Maybe put in 2 more 47uF or so decaps and add a TO220 style 7805 for the supply ?
You can always replace the 7805 with a wire if you don't need it...
How about moving the connector in the top right a bit more to the top and adding
a 47uF next to the 100nF that is already there. Maybe add the transistor RS232 interface,
again, no need to put the components in when you don't need them but some people might...

[Lebowski]

I posted an updated schematic and user manual in the first post of this thread (version 1.01).
RC filters where added in the hall sensor lines. The user manual explains the extra options in
the version 1.01 controller IC's.

[nieles]

made some changes to the layout and added some parts.

in the bottom right should be some room for a 7805.
i will make a new version with the 7805 added.

as for size reference the pcb is 59x89mm

albis controller board 1.1 (1).jpg (130.81 KiB) Viewed 940 times

this is a pdf file in A4 format for tonor transfer etching a pcb.

albis controller pcb 1.2 (8x mirrored for etch).pdf

(340.67 KiB) Downloaded 50 times

(adjust the scaling to 100% and measure with the 30f chip if all 40 holes match on a test print first!)

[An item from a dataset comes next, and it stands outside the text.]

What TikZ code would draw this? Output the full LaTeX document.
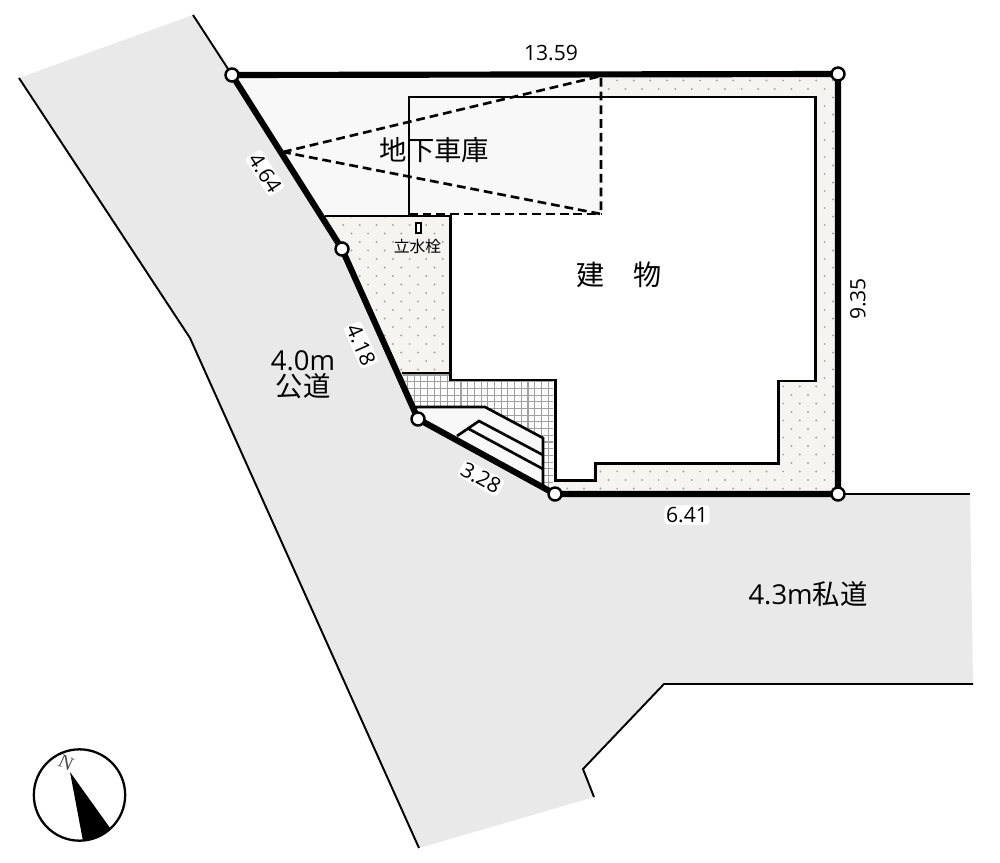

i kept the corners clean, to mount the pcb. if you do this, keep in mind the copper is the GND plane

[Lebowski]

last piece of the puzzle: 150V to 18V and 5V DCDC converter. Uses a leftover 4115, a 5210 PMOS , a NCP5181 dual gate
driver IC and a 12F617 PIC processor as controller and voltage regulator. It uses zener diodes for startup voltage
generation, after startup it supplies itself from the generated 5V / 18V

DSC00732.jpg (94.55 KiB) Viewed 860 times

[Arlo1]

last piece of the puzzle: 150V to 18V and 5V DCDC converter. Uses a leftover 4115, a 5210 PMOS , a NCP5181 dual gate
driver IC and a 12F617 PIC processor as controller and voltage regulator. It uses zener diodes for startup voltage
generation, after startup it supplies itself from the generated 5V / 18V

DSC00732.jpg

Very cool lebowski! Ill be back on this soon very soon! The kinda good news is I have major issues with my usb-serial converter tonight trying to program my car so. I will look at buying or finding another usb-serial converter.

[fechter]

last piece of the puzzle: 150V to 18V and 5V DCDC converter. Uses a leftover 4115, a 5210 PMOS , a NCP5181 dual gate driver IC and a 12F617 PIC processor as controller and voltage regulator. It uses zener diodes for startup voltage generation, after startup it supplies itself from the generated 5V / 18V

I've been trying to find something simple that does that for quite a while. I've looked at various off line switching chips like the Viper as a buck converter. Here's a datasheet:
http://www.st.com/internet/com/TECHNICAL_RESOURCES/TECHNICAL_LITERATURE/DATASHEET/CD00279018.pdf
The problem I had was making work at lower voltages, but some kind of startup supply could solve that. The Viper has almost everything you need in one chip, and it's cheap.